LONDON: Russian President Vladimir Putin was shown smiling and joking with his defence minister on Tuesday (Sep 6) as he inspected a big military exercise in Russia's far east, thousands of miles from the war in Ukraine.
The "Vostok" (East) exercises also involve troops from China and India, although it was not clear if units from those countries were taking part in the portion observed by Putin.
The Zvezda military news service showed a clip of Putin seated next to Defence Minister Sergei Shoigu, both wearing military combat jackets and exchanging a joke as they listened to a phone exchange between Shoigu's deputy and the head of the general staff.
By proceeding with the four-yearly Vostok exercises, Putin appeared to be sending a signal that Russia's military is able to conduct business as usual despite the demands of the Ukraine war, where his forces have suffered heavy losses in men and equipment while being fought to a virtual standstill after occupying around a fifth of the country.
The defence ministry says the war games that began on Sep 1 involve only 50,000 troops, a fraction of the 300,000 they said took part in 2018. Western military analysts say they believe both figures are exaggerated.
On Tuesday the defence ministry released a video of the naval part of the exercise, showing Russia's Pacific Fleet practising launching Kalibr cruise missiles which it said had successfully struck a target more than 300km away.
On Monday, Russian and Chinese combat ships practised repelling an enemy air attack using air defence artillery systems.

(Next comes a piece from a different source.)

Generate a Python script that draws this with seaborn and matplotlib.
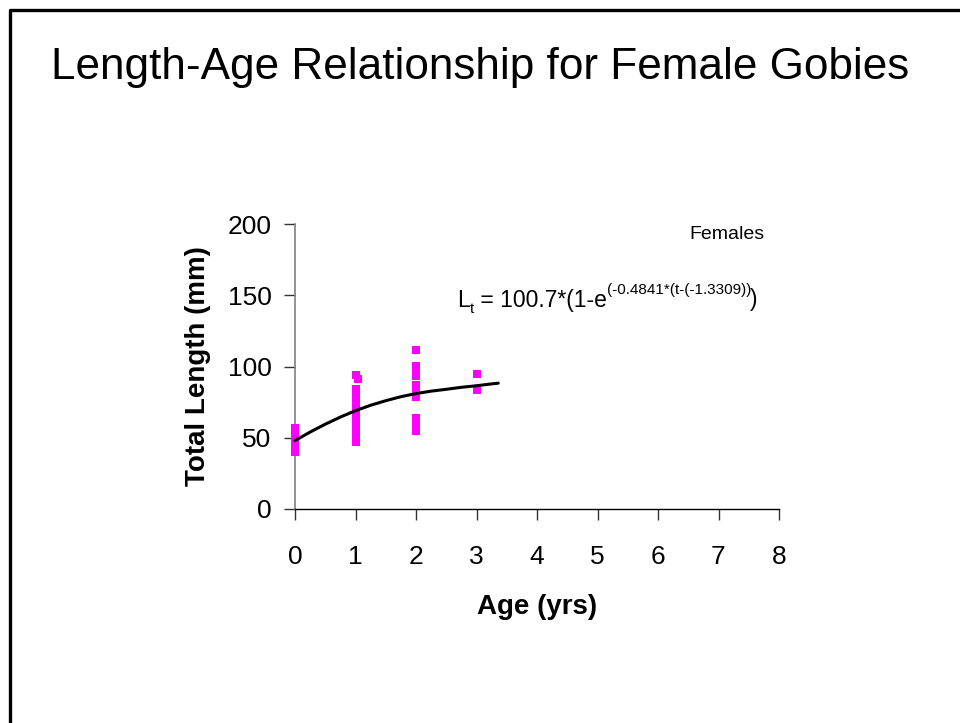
import matplotlib
matplotlib.use("Agg")
import matplotlib.pyplot as plt
import seaborn as sns
import pandas as pd
from matplotlib.lines import Line2D

ages_0 = [0, 0, 0, 0, 0, 0, 0, 0]
len_0 = [40, 42.5, 45, 47.5, 50, 52.5, 55, 57]
ages_1 = [1] * 16 + [1.0, 1.04]
len_1 = [47, 49.5, 52, 54.5, 57, 59.5, 62, 64.5, 67, 69.5, 72, 74.5, 77, 79.5, 82, 84, 94, 91]
ages_2 = [2] * 15
len_2 = [111.5, 100.5, 98, 95.5, 93.5, 87, 84.5, 82, 80, 78.5, 64, 61.5, 59, 57, 55]
ages_3 = [3, 3]
len_3 = [95, 83.5]

# von Bertalanffy fit line
fit_age = [0, 0.25, 0.5, 0.75, 1, 1.25, 1.5, 1.75, 2, 2.25, 2.5, 2.75, 3, 3.25, 3.36]
fit_len = [48, 54, 59.5, 64.5, 69, 72.8, 76, 78.8, 81, 82.7, 84, 85.4, 86.5, 87.8, 88.3]

x_ticks = [0, 1, 2, 3, 4, 5, 6, 7, 8]
y_ticks = [0, 50, 100, 150, 200]

df = pd.DataFrame({
    "age": ages_0 + ages_1 + ages_2 + ages_3,
    "length": len_0 + len_1 + len_2 + len_3,
})
fit = pd.DataFrame({"age": fit_age, "length": fit_len})

sns.set_style("white")
plt.rcParams["font.family"] = ["Liberation Sans", "DejaVu Sans"]
plt.rcParams["text.color"] = "black"
plt.rcParams["axes.labelcolor"] = "black"

fig = plt.figure(figsize=(9.6, 7.23), dpi=100)
ax = fig.add_axes([295 / 960, 1 - 509 / 723, (779 - 295) / 960, (509 - 224) / 723])

sns.scatterplot(data=df, x="age", y="length", ax=ax, marker="s", s=28,
                color="#FF00FF", linewidth=0, clip_on=False, zorder=3)
sns.lineplot(data=fit, x="age", y="length", ax=ax, color="black",
             linewidth=2.2, zorder=4, clip_on=False)

ax.set_xlim(0, 8)
ax.set_ylim(0, 200)
ax.set_xticks(x_ticks)
ax.set_yticks(y_ticks)
ax.tick_params(axis="both", which="major", direction="out", length=8,
               width=1, color="#333333", labelsize=19, labelcolor="black",
               bottom=True, left=True)
ax.tick_params(axis="x", pad=18)
ax.tick_params(axis="y", pad=9)

for side in ["top", "right"]:
    ax.spines[side].set_visible(False)
ax.spines["left"].set_color("#808080")
ax.spines["left"].set_linewidth(1.2)
ax.spines["bottom"].set_color("black")
ax.spines["bottom"].set_linewidth(1.0)
ax.set_facecolor("white")

ax.set_xlabel("Age (yrs)", fontsize=20, fontweight="bold", labelpad=18)
ax.set_ylabel("Total Length (mm)", fontsize=20, fontweight="bold", labelpad=12)

fig.text(0.5, 1 - 67 / 723, "Length-Age Relationship for Female Gobies",
         ha="center", va="center", fontsize=31.8)

ax.text(689 / 960, 1 - 239 / 723, "Females", transform=fig.transFigure,
        fontsize=14, ha="left", va="baseline")

# fitted equation, built from pieces so the hyphens stay plain
eq_x = (457 - 295) / (779 - 295) * 8
eq_y = (509 - 307) / (509 - 224) * 200
t_L = ax.text(eq_x, eq_y, "L", fontsize=16.5, ha="left", va="baseline")
t_sub = ax.annotate("t", xy=(1, 0), xycoords=t_L, xytext=(0, -3),
                    textcoords="offset points", fontsize=11, ha="left", va="bottom")
t_main = ax.annotate(" = 100.7*(1-e", xy=(1, 0), xycoords=(t_sub, t_L),
                     fontsize=16.5, ha="left", va="bottom")
t_sup = ax.annotate("(-0.4841*(t-(-1.3309))", xy=(1, 1), xycoords=t_main,
                    xytext=(0, -6), textcoords="offset points",
                    fontsize=11, ha="left", va="bottom")
ax.annotate(")", xy=(1, 0), xycoords=(t_sup, t_main), xytext=(-1, 1),
            textcoords="offset points", fontsize=16.5, ha="left", va="bottom")

# slide frame on the top and left edges
fig.add_artist(Line2D([9.5 / 960, 9.5 / 960, 1.0], [0.0, 1 - 9.5 / 723, 1 - 9.5 / 723],
                      transform=fig.transFigure, color="black", linewidth=2.4))

fig.savefig("out.png", dpi=100, facecolor="white")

Last week warships from the two countries carried out anti-ship, anti-air and anti-submarine defence tasks in the Sea of Japan, the ministry said.
Putin and Chinese leader Xi Jinping declared a "no limits" partnership in February, promising to collaborate more closely against the West.
India has sent an army contingent to the drills which it says is taking part in "joint field training exercises, combat discussions and firepower exercises".
Russia is the biggest supplier of military hardware to India, which went ahead with the exercise days after the United States said it had concerns about any country holding such manoeuvres with Russia now.
Moscow says the war games also involve military contingents and observers from Algeria, Laos, Mongolia, Nicaragua, Syria and six former Soviet republics.